New measurement campaign maps greenhouse gas emissions and air pollution in Rotterdam
This very moment, a campaign to measure air pollution and urban emissions of greenhouse gases is taking place in the Rotterdam area. Scientists from Utrecht University and the National Institute for Public Health and the Environment (RIVM in Dutch), amongst others, are investigating how atmospheric measurements can best be used to monitor the reduction of urban greenhouse gas emissions and air pollution. This reduction is planned in the coming years in the context of the energy transition. The Rotterdam area is an interesting case study, because it contains a wide variety of sources of pollution and greenhouse gases.
The campaign started on 22 August and will end on 9 September. It is being led by the Ruisdael Observatory, a nationwide observatory for measuring and modelling the atmosphere. Urban emissions of greenhouse gases and air pollution are currently estimated based on calculations and emission numbers reported by companies, rather than from actual measurements. Air quality is monitored by the Landelijk Meetnet Luchtkwaliteit (National Air Quality Monitoring Network). But this network is not designed for determining emissions.

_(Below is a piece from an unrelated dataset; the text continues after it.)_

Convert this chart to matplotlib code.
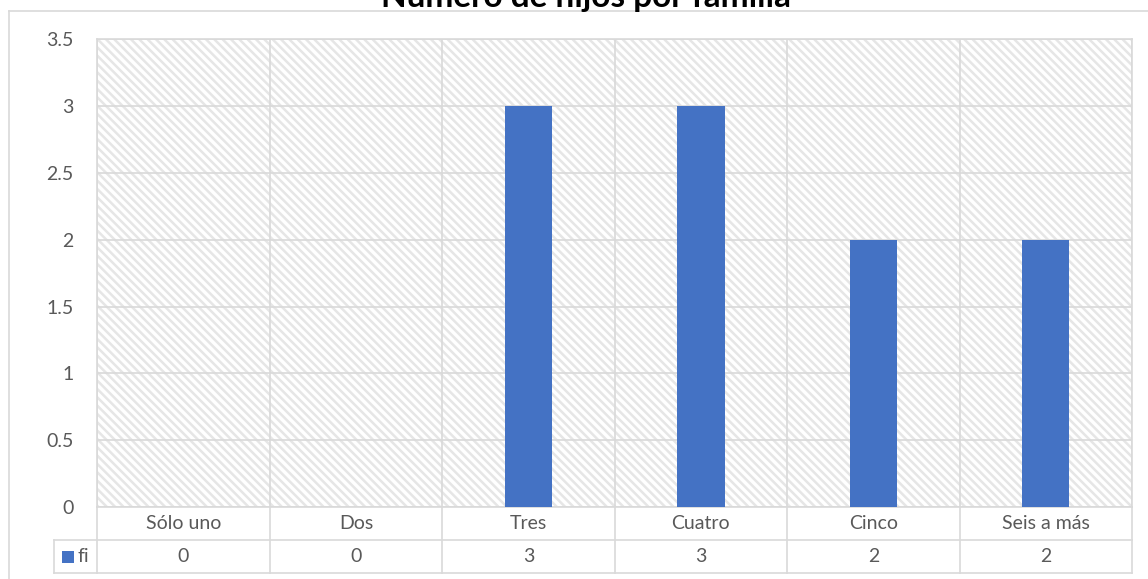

Additional atmospheric measurements are therefore needed to determine urban emissions. Independent atmospheric measurements of urban emissions are required to verify calculations and to validate that the goals to reduce emission are achieved in reality, and not just on paper. The current period is an interesting time of year to perform the campaign, as many activities are starting up again after the relatively quiet holiday period. The scientists hope to detect this change of activity in their data.
A new spatial image
The centre of Rotterdam and the Port of Rotterdam are major sources of greenhouse gases and air pollution. During the current campaign, extra measuring instrument will be deployed at the existing measuring stations in the area. Measuring cars, bicycles, a measuring trailer and two measuring planes will also be used to map these sources. There are even satellite instruments watching from space, such as the Dutch TROPOMI instrument that focuses on air pollution and the NASA OCO-3 instrument that measures carbon dioxide.
Role of the RIVM
Guus Velders, senior scientific researcher on air quality and climate change: "The RIVM greatly values independent measurements of emission calculations. The Ruisdael campaign and this unique collaboration with other research institutions offers a great opportunity to make our emission calculations even more accurate. In addition, we are contributing to the campaign ourselves by deploying hundreds of particulate sensors (together with the Luchtclub Rotterdam) and we are measuring ultrafine particles together with Utrecht University using a special measuring car."
The Ruisdael Observatory is a scientific consortium set up to enable more accurate and detailed forecasts of weather and air quality. It is a partnership between researchers from KNMI, RIVM, Utrecht University, University of Groningen, Vrije Universiteit Amsterdam, Wageningen University & Research and TNO and is coordinated by TU Delft. The Ruisdael Observatory is funded by the Dutch Research Council (NWO).
Other European cities
The campaign in Rotterdam does not stand on its own, but is part of the larger European projects RI-Urbans and ICOS Cities. Studies will also be conducted in other European cities including Paris, Bucharest and Milan this summer and autumn.